Rapid core field variations over the past decade (Invited)

It has long been observed that the geomagnetic secular acceleration (defined as the second order time derivative of the field) at ground observatories undergoes some sudden changes of polarity, referred to as geomagnetic jerks. The better space-time data coverage and overall data precision provided by the Oersted and CHAMP satellites recently made it possible to model the secular acceleration on the global scale. Unlike measurements at isolated observatories, secular acceleration spherical harmonic models can be downward continued to the core-mantle boundary, thus providing new information on rapid core dynamics. We calculated secular acceleration models from CHAMP data every 30 days from 2002 to 2009.5 on a three-year sliding window.

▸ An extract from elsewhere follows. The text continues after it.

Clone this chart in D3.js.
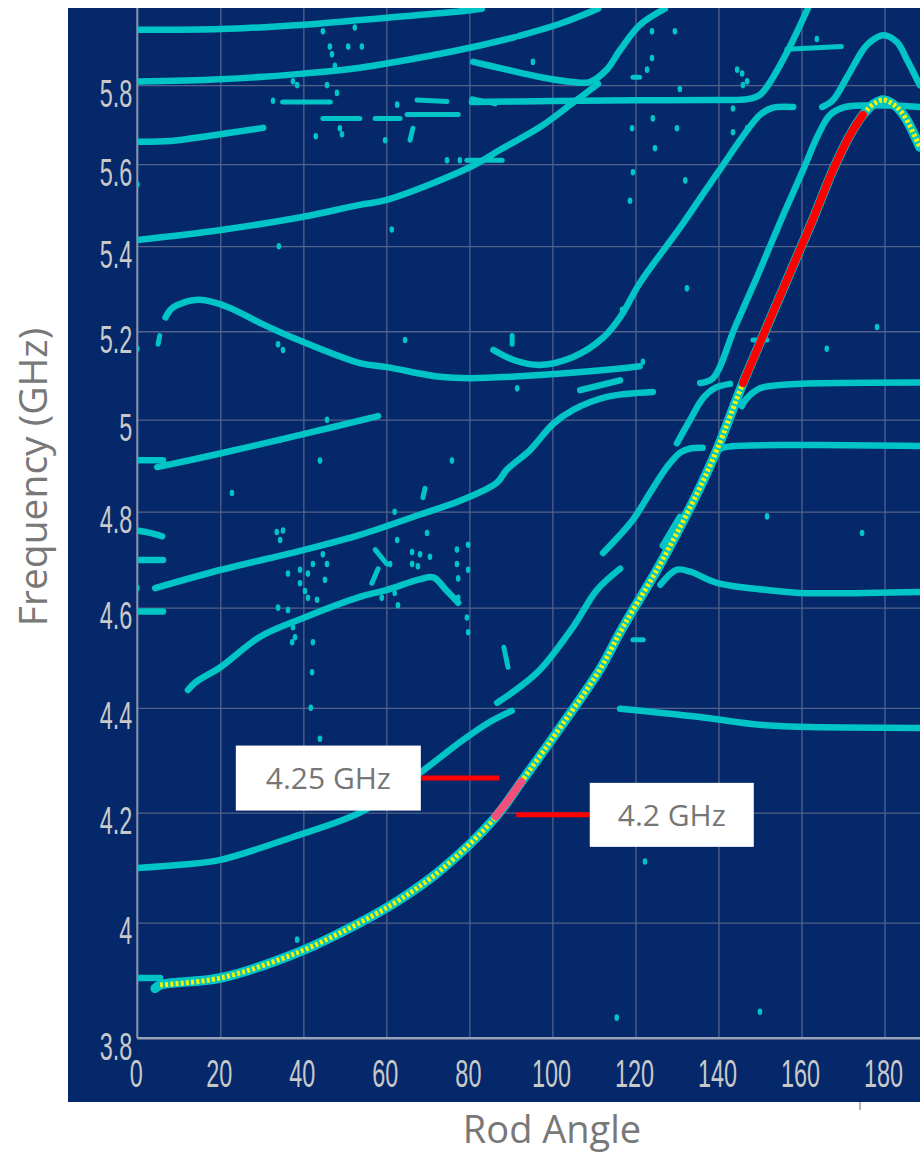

We found that the secular acceleration underwent two large "pulses" at the core-mantle boundary, one centered in 2006 (and previously pointed out by Chulliat et al., GRL, 2010) and the other centered in 2009. These two pulses are separated by a geomagnetic jerk near 2007, and delimited by two other jerks near 2003 and 2010.5. Their spatial structures at the core-mantle boundary are highly anti-correlated and suggest the existence of a stationary magnetohydrodynamic wave at the core surface, of period 5 to 6 years, in the low-latitude Atlantic sector. Possible interpretations of this wave in terms of core processes will be discussed, as well as relationships with other rapid core field variations observed in geomagnetic data.